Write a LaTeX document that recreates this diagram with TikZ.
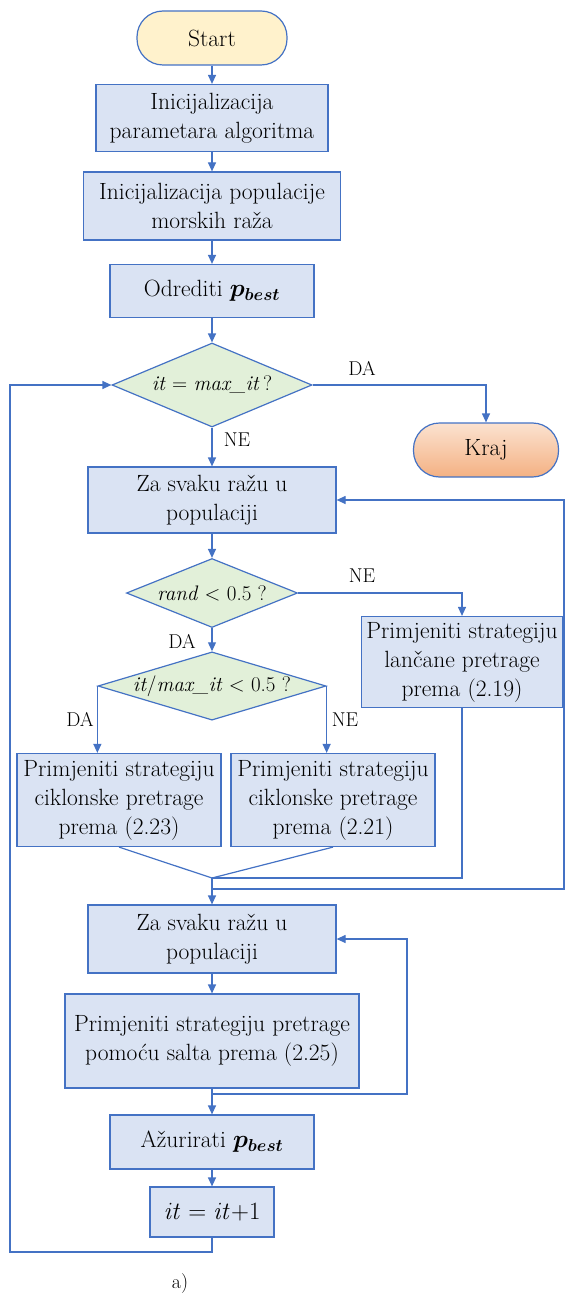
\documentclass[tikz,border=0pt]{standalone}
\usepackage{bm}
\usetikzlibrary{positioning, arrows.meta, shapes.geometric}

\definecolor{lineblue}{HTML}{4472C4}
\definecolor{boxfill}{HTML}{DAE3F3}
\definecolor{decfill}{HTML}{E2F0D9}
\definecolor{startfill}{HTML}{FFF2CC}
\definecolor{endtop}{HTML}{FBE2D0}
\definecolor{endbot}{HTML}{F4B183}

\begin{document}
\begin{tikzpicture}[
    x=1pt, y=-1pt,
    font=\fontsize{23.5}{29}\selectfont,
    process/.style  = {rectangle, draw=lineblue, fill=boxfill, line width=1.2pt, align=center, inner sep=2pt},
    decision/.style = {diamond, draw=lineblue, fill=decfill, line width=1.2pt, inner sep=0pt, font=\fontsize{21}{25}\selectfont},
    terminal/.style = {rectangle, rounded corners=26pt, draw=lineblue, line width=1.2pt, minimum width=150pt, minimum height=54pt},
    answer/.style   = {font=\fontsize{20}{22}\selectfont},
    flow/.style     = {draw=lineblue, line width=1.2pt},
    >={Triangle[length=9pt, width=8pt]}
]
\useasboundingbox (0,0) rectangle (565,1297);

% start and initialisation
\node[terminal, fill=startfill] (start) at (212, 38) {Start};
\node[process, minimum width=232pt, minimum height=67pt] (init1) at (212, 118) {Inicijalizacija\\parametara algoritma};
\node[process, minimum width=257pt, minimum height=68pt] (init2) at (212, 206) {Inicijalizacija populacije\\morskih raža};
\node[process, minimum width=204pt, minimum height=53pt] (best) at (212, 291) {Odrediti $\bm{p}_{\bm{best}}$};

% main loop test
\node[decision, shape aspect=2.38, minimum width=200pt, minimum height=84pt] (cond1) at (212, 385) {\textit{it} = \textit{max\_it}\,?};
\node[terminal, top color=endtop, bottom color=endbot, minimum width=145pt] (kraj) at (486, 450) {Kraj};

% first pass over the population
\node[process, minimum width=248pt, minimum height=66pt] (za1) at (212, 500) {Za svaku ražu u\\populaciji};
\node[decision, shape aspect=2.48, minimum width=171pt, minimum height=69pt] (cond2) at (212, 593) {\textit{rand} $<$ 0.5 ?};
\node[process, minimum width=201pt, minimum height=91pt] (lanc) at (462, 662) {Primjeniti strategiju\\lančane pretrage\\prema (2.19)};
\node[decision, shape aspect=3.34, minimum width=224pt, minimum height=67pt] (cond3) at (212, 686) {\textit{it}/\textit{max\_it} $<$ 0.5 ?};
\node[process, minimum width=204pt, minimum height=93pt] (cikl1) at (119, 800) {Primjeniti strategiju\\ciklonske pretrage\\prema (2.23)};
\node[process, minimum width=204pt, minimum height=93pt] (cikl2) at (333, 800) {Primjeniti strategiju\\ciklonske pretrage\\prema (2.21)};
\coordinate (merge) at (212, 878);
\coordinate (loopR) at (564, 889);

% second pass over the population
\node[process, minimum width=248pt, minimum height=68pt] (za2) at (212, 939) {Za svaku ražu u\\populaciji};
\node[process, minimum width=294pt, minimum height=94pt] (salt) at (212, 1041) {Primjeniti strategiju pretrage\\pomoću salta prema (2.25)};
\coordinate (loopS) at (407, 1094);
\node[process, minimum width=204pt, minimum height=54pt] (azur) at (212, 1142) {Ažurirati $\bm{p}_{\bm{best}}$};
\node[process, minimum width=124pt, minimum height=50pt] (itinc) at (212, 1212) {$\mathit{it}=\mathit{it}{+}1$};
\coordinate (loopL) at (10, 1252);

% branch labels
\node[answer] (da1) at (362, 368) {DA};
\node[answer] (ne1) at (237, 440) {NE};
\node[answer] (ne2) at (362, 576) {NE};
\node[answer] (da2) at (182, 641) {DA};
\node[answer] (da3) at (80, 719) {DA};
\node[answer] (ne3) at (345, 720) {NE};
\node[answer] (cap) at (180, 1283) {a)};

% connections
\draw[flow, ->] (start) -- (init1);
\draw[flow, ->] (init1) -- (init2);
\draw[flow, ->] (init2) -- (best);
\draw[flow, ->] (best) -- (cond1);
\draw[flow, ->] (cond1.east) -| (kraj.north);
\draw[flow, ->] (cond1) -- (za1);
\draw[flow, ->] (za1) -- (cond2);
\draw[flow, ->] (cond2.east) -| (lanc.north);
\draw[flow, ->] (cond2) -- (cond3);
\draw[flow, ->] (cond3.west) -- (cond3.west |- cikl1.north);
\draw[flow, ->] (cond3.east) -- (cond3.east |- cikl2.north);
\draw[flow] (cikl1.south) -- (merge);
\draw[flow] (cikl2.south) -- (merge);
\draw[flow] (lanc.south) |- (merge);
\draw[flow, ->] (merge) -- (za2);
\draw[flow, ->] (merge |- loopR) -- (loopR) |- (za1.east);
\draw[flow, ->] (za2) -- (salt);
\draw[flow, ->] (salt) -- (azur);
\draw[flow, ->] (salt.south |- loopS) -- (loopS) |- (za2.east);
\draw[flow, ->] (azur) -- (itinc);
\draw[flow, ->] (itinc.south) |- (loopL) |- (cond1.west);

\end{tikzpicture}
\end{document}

--------------------

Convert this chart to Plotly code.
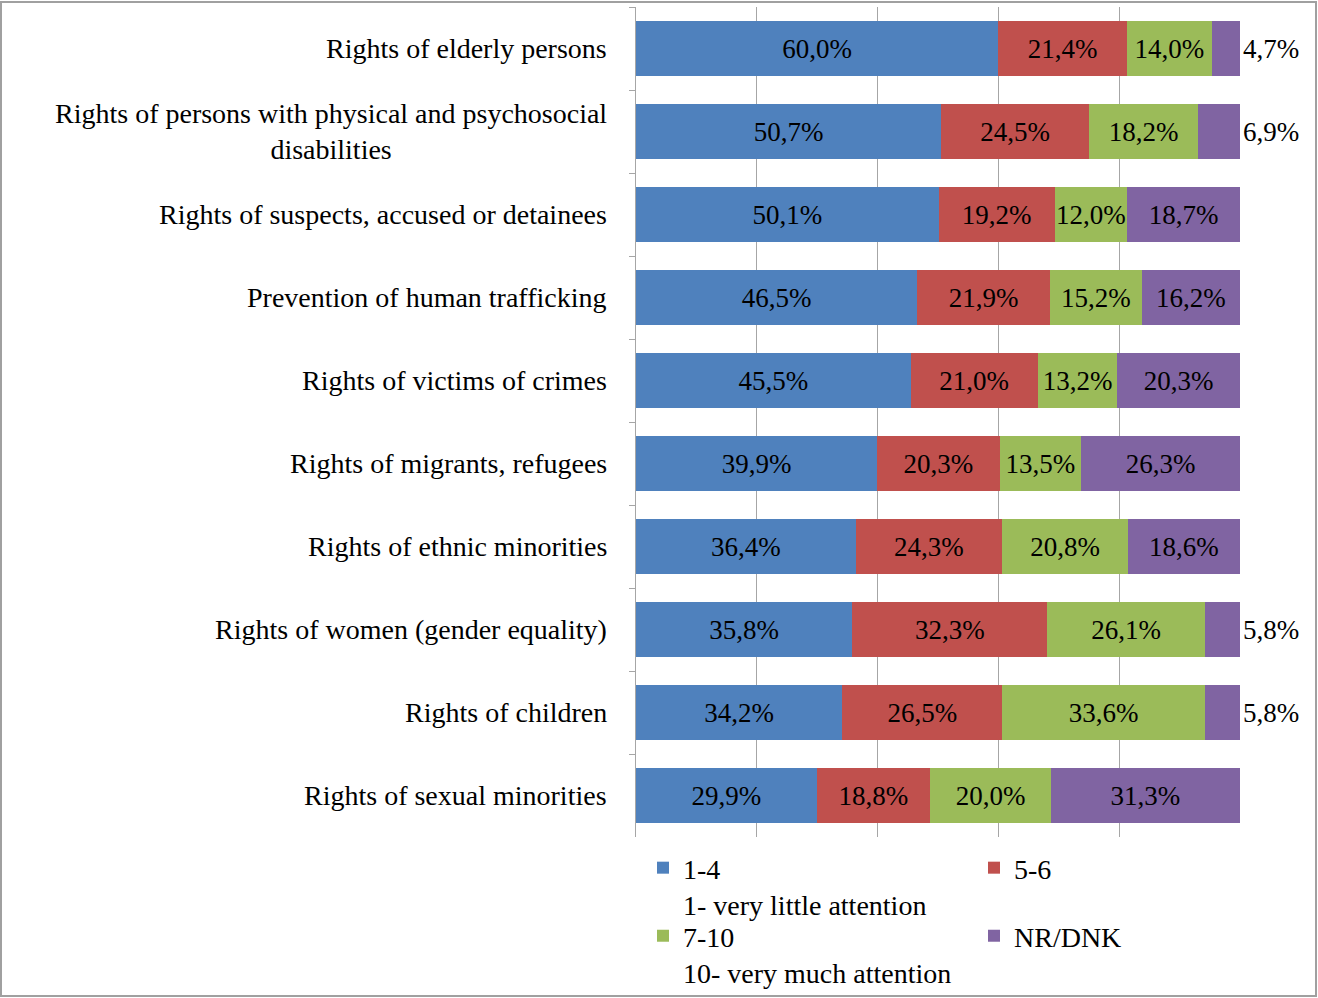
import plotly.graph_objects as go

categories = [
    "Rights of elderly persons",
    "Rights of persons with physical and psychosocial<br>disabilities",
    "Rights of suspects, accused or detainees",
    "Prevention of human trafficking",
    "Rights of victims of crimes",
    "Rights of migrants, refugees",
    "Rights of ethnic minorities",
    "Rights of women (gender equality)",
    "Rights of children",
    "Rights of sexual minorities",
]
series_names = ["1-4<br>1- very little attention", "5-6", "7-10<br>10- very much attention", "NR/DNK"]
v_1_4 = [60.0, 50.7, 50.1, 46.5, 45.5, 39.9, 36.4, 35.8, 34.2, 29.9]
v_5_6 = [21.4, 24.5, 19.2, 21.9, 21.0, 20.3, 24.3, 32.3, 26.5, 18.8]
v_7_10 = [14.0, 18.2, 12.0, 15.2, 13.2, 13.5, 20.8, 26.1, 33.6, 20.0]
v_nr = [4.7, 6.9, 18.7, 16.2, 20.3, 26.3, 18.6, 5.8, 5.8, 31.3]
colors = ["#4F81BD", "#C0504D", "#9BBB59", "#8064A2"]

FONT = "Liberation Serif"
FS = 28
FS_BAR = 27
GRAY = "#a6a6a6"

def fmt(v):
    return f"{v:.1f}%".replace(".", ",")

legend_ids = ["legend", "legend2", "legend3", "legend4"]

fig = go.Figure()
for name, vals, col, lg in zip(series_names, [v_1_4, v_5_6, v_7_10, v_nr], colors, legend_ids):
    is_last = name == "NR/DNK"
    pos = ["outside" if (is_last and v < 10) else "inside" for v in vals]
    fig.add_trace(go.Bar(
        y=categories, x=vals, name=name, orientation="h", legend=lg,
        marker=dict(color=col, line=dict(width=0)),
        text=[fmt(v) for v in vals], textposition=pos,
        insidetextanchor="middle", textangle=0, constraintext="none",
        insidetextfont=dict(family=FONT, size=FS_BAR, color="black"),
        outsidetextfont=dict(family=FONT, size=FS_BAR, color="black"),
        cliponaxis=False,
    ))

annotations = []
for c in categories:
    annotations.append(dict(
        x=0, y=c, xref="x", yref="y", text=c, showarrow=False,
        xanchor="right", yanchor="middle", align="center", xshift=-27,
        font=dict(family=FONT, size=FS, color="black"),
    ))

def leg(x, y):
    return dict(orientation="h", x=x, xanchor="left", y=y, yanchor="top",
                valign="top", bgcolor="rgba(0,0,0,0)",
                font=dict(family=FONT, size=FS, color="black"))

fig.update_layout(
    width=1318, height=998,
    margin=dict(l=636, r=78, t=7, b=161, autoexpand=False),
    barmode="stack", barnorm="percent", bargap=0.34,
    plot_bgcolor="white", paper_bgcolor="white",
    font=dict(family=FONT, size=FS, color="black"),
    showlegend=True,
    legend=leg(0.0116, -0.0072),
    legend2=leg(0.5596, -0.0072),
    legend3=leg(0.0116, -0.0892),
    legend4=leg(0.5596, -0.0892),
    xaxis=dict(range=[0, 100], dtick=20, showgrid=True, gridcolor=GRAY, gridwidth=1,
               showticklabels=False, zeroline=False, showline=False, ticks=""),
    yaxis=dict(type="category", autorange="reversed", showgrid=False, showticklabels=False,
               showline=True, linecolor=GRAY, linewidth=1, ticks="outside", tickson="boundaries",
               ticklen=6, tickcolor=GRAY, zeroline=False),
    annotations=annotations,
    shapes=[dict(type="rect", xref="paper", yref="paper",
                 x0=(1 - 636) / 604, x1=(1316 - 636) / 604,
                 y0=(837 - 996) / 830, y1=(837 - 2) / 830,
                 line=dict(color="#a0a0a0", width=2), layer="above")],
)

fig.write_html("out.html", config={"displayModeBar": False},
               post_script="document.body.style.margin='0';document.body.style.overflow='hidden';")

--------------------

[Written request] Identify and copy lines that hold the string "this".

[Result of the exercise]
Write a LaTeX document that recreates this diagram with TikZ.
Convert this chart to Plotly code.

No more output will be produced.